The selection is totally random. Fitzpatrick promised that there’s no secret stash being held for friends or art collectors, and Clark did very little editing of what images were included. “They’re all out there except for a naked photo of me an ex-girlfriend took while I was sleeping and some very explicit stuff,” he said.

At a little past 11:30 inside the space, things were starting to get crowded, so Fitzpatrick began a line to get in. Sales were brisk, with most people buying one or two prints (often nudes), but some customers broke into the double digits. Someone showed Fitzpatrick a photo shot in Washington Square Park, the East Village landmark prominently featured in Kids as a place where skaters congregate to hang out, smoke weed, and beat people down. With so many memories floating in the air, Fitzpatrick turned wistful and bitter. “A lot of my friends out here are nostalgic for New York. I tell them that whatever you’re nostalgic for is gone,” he said. “I was walking through the park and five cop cars pulled in. It was for a guy playing the bucket drums.”

A woman with sporty Nikes who looked to be in her forties asked Fitzpatrick if there were any photos of just Sevigny. “Chloë went like that,” he answered.

“But we made sure we got here early,” she replied.

“I mean, like, she’s been gone for about a year,” he said.

The line to get in was getting longer and so was the one to pay. With no available shelf space, some people were laying out their picks on the concrete floor as they fussed over their final selections. Both a Japanese couple and a French couple were hoarding piles of photos.

Fitzpatrick took a smoke break and then came back inside. “Hey, Leo,” photographer Ben Colen called out from across the room and held up a picture of four teenagers at the famous Brooklyn Banks skate spot.

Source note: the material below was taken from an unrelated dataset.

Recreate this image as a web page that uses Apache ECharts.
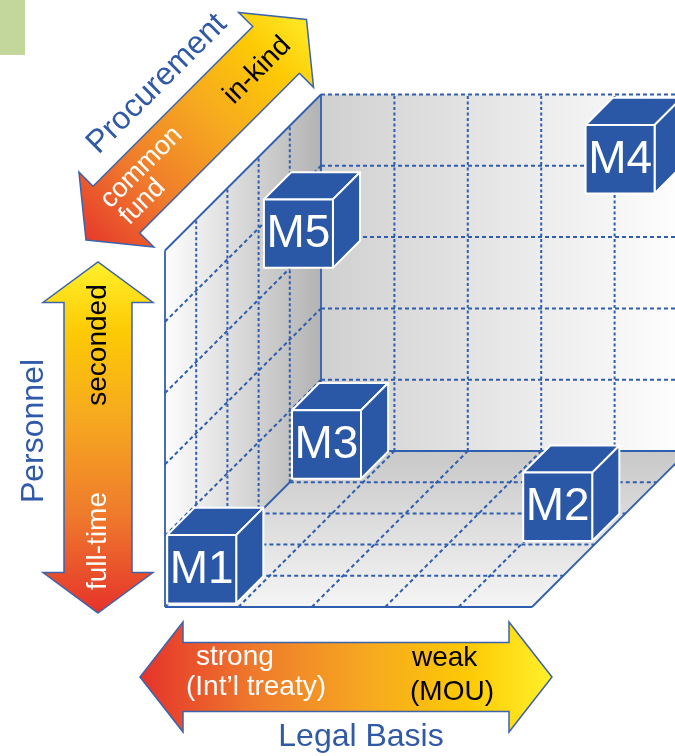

“That’s not me,” said Fitzpatrick of a bleached blond with a passing resemblance to him.

“No, that’s me,” answered Colen.

He said the shot was from 1993 and he remembered the day well. It had been only his second time at the Banks and there was a major gathering of skaters. All kinds of craziness happened and there was nearly a riot. “I definitely wanted a photo of that era,” said Colen, “but I didn’t expect to see one of me.”

The lady looking for the Sevignys and the guy she was with had made their choices. As Fitzpatrick restocked the box, she passed him the ones they’re weren’t keeping. “Here’s an edited pile of real winners, if you think someone might want them,” she told him.

“Like I give a shit,” he said with a smile.